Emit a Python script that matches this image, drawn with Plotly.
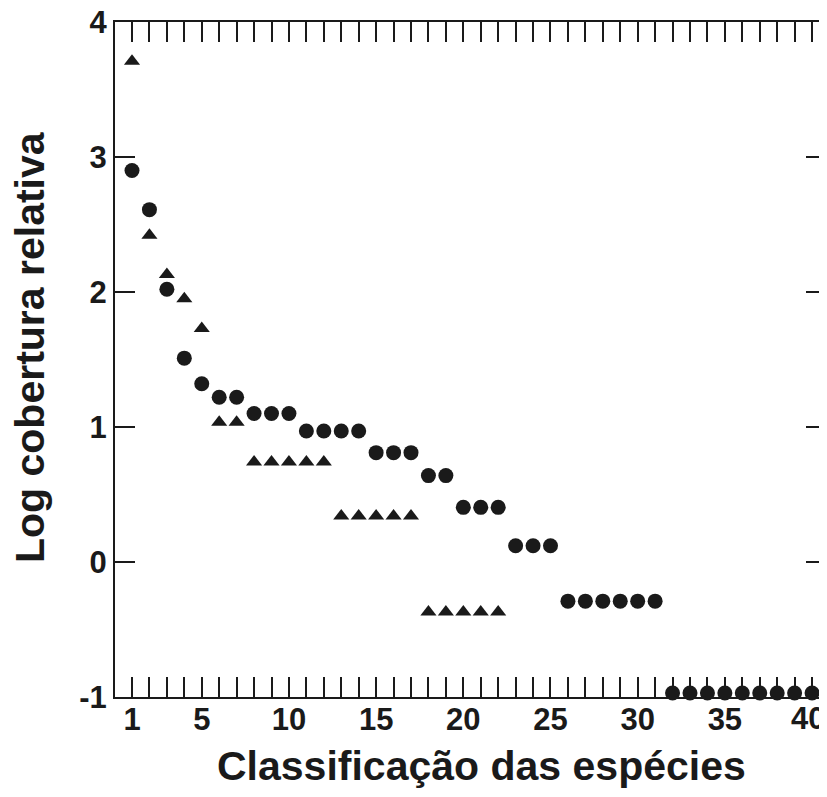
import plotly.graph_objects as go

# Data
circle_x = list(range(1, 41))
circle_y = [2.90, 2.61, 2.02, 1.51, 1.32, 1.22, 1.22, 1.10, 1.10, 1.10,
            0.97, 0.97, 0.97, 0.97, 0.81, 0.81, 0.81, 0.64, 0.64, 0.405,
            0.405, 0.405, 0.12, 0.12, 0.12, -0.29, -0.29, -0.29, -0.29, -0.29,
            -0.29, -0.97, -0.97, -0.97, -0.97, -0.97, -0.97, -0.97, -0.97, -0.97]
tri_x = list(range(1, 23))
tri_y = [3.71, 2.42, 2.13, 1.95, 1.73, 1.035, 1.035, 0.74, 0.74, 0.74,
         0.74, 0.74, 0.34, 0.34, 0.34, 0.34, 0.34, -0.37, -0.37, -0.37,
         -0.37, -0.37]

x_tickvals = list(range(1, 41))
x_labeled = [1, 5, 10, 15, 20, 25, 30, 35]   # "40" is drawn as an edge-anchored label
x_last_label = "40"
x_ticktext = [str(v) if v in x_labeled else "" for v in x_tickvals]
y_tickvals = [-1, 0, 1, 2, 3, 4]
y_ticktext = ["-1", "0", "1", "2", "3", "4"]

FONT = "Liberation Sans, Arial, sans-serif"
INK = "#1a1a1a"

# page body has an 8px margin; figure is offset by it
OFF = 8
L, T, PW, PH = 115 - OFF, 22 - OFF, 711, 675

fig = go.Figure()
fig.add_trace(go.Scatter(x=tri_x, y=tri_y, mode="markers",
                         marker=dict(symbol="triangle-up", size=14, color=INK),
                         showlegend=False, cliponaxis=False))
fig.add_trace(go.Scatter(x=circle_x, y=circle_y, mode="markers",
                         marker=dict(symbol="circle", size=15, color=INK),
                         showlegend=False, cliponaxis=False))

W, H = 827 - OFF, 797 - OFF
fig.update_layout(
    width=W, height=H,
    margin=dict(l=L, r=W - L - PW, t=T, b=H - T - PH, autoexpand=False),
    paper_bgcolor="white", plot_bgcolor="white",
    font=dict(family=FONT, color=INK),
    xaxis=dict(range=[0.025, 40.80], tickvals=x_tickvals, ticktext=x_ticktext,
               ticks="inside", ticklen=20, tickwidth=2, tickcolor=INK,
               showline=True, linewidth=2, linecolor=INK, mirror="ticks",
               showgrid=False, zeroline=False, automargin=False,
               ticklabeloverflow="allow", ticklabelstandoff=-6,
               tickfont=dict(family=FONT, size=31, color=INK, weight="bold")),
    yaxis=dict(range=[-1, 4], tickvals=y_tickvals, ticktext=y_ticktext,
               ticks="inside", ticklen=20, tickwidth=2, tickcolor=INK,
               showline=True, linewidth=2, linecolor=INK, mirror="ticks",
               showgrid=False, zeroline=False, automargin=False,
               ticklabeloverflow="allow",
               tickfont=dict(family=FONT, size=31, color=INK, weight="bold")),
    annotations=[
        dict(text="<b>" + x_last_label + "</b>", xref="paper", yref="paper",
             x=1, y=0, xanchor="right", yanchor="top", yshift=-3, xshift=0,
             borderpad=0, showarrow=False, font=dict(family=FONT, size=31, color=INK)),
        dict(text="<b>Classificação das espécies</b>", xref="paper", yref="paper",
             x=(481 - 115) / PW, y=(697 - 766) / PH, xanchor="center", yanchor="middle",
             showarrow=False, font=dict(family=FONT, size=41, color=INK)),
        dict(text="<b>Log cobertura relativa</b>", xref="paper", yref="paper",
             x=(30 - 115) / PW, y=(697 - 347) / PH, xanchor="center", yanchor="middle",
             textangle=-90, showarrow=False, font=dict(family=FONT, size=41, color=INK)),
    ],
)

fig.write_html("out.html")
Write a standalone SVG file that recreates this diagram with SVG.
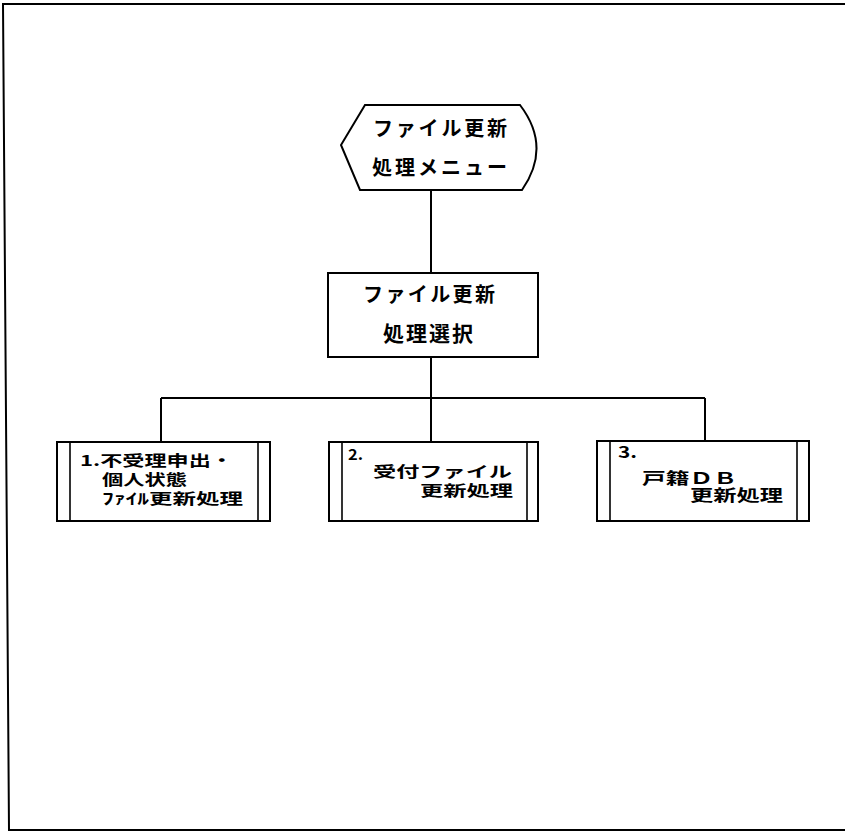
==
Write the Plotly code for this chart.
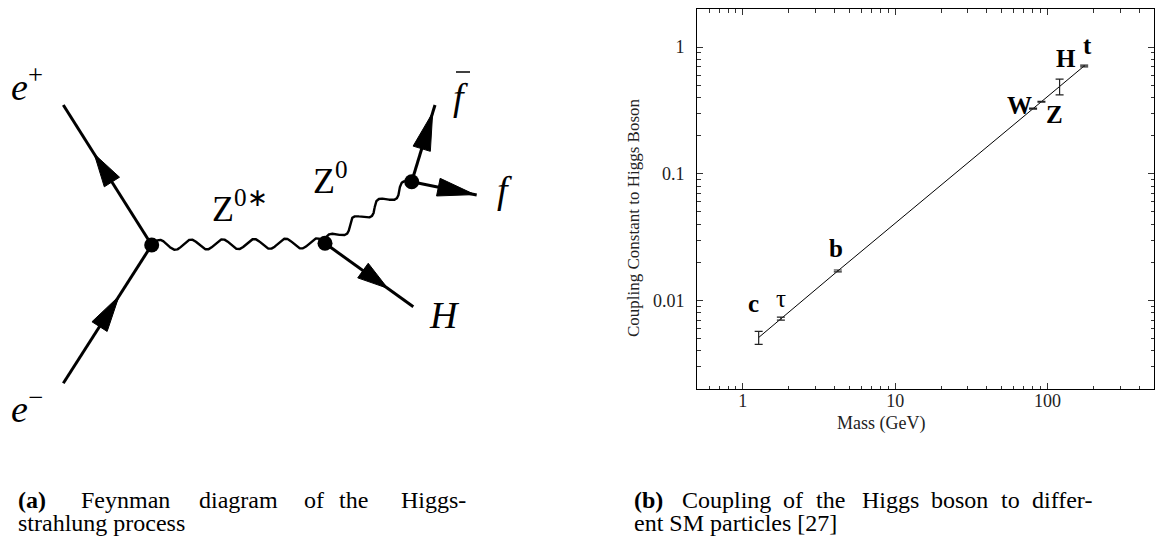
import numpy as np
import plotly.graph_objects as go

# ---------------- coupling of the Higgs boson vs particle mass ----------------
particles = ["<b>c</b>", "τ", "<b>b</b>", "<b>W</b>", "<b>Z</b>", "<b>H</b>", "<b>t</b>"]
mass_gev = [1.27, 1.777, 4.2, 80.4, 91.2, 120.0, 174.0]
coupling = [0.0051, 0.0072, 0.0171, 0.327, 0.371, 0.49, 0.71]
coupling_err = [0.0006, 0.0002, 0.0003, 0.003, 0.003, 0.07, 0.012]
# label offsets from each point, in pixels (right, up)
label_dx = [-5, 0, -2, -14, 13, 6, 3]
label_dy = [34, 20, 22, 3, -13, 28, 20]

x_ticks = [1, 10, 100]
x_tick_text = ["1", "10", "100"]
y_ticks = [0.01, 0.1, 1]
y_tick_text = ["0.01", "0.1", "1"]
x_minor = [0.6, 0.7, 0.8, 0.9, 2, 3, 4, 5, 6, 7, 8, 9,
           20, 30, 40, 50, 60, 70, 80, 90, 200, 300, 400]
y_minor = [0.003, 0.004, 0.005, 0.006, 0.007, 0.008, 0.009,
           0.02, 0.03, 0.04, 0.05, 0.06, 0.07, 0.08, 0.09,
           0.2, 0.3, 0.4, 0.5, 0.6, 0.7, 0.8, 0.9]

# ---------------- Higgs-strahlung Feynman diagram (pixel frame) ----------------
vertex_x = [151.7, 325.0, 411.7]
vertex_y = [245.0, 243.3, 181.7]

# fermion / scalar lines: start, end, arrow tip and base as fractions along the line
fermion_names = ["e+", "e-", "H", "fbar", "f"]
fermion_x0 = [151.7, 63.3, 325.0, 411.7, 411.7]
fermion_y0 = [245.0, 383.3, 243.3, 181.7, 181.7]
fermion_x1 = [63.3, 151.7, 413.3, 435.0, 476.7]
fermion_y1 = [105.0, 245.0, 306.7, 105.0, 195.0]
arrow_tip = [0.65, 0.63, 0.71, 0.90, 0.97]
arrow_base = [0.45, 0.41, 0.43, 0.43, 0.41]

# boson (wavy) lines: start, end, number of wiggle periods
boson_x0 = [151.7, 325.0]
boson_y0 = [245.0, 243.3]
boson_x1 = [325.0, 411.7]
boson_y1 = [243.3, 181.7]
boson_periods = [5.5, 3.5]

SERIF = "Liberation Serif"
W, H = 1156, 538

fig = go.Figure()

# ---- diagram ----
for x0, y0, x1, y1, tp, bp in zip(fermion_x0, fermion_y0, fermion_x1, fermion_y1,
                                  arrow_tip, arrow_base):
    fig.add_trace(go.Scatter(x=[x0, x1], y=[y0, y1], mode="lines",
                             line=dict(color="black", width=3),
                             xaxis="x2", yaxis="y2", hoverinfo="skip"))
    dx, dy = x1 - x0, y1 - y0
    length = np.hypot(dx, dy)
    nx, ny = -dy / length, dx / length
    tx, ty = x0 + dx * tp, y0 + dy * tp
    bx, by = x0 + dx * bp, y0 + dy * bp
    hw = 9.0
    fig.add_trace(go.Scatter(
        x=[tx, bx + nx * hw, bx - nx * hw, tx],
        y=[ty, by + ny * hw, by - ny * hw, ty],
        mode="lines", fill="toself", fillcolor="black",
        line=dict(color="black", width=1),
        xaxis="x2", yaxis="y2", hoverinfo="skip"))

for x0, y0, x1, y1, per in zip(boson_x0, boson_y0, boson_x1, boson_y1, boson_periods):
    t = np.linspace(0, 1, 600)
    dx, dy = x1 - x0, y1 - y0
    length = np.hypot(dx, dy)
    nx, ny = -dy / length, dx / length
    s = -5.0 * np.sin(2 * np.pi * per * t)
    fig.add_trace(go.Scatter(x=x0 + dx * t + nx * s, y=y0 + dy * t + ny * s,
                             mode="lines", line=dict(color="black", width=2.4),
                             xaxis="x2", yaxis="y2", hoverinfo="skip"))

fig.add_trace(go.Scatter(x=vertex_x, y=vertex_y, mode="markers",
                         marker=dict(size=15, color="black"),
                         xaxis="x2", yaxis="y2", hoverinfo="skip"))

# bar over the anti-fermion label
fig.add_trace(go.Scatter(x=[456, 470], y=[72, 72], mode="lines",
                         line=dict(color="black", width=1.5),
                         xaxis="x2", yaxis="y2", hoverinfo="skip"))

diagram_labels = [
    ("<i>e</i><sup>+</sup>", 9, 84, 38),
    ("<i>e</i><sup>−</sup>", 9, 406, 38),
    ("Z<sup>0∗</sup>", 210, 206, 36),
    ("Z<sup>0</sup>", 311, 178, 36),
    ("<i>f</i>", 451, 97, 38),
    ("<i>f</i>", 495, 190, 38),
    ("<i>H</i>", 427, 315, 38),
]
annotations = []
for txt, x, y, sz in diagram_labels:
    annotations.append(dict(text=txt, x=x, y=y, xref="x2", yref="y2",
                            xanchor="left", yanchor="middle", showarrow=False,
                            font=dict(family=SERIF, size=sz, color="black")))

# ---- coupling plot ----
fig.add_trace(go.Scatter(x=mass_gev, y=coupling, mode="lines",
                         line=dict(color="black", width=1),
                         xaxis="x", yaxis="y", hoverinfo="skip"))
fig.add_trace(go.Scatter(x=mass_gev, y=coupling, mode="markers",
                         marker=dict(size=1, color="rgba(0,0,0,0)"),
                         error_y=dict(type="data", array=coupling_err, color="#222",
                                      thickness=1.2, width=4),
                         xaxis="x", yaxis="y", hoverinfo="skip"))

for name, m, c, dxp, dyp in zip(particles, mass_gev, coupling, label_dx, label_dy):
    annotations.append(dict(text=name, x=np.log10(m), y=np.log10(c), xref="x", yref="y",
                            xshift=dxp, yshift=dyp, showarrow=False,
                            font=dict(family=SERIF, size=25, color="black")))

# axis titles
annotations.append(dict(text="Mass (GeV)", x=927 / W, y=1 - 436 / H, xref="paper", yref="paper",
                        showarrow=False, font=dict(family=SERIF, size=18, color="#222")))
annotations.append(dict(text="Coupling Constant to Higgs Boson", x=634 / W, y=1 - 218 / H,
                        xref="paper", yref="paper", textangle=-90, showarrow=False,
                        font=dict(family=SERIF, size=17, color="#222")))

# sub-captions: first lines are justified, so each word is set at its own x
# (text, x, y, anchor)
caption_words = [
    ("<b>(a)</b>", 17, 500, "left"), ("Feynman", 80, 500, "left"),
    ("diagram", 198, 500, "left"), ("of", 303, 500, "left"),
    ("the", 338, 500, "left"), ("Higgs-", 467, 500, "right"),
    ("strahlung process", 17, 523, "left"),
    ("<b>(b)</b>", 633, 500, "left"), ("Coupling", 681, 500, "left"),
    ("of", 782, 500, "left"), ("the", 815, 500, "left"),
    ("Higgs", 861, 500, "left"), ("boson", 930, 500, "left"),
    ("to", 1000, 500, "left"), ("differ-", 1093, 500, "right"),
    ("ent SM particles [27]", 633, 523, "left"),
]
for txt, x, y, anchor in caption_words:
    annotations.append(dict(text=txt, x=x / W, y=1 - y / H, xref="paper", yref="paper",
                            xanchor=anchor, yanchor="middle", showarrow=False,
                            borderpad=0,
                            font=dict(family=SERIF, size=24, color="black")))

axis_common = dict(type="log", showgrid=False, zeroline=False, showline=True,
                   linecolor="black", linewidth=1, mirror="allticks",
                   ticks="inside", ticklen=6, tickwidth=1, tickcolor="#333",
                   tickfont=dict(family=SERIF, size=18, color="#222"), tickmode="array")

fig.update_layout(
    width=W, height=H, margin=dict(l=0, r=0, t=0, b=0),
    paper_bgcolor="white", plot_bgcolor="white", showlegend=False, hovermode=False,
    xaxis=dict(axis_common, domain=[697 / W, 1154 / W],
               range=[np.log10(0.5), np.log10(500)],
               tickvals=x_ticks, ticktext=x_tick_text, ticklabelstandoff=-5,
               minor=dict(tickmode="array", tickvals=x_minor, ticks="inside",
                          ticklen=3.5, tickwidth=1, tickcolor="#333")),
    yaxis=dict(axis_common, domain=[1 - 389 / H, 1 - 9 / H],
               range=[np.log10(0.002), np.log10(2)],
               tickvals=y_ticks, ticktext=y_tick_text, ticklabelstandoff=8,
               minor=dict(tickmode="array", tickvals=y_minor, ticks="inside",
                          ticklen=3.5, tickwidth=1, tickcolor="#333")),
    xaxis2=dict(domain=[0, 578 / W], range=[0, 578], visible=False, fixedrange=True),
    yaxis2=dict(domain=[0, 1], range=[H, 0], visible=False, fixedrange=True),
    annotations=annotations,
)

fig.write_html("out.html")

=== Problem details ===
Repeat exactly the stretch of lines that opens with the line containing "Emit a Python" and closes with the line containing "L, T, PW, PH = 115 - OFF, 22 - OFF, 711, 675". Leave the pictures out, and add nothing.

=== Answer for the task ===
Emit a Python script that matches this image, drawn with Plotly.
import plotly.graph_objects as go

# Data
circle_x = list(range(1, 41))
circle_y = [2.90, 2.61, 2.02, 1.51, 1.32, 1.22, 1.22, 1.10, 1.10, 1.10,
            0.97, 0.97, 0.97, 0.97, 0.81, 0.81, 0.81, 0.64, 0.64, 0.405,
            0.405, 0.405, 0.12, 0.12, 0.12, -0.29, -0.29, -0.29, -0.29, -0.29,
            -0.29, -0.97, -0.97, -0.97, -0.97, -0.97, -0.97, -0.97, -0.97, -0.97]
tri_x = list(range(1, 23))
tri_y = [3.71, 2.42, 2.13, 1.95, 1.73, 1.035, 1.035, 0.74, 0.74, 0.74,
         0.74, 0.74, 0.34, 0.34, 0.34, 0.34, 0.34, -0.37, -0.37, -0.37,
         -0.37, -0.37]

x_tickvals = list(range(1, 41))
x_labeled = [1, 5, 10, 15, 20, 25, 30, 35]   # "40" is drawn as an edge-anchored label
x_last_label = "40"
x_ticktext = [str(v) if v in x_labeled else "" for v in x_tickvals]
y_tickvals = [-1, 0, 1, 2, 3, 4]
y_ticktext = ["-1", "0", "1", "2", "3", "4"]

FONT = "Liberation Sans, Arial, sans-serif"
INK = "#1a1a1a"

# page body has an 8px margin; figure is offset by it
OFF = 8
L, T, PW, PH = 115 - OFF, 22 - OFF, 711, 675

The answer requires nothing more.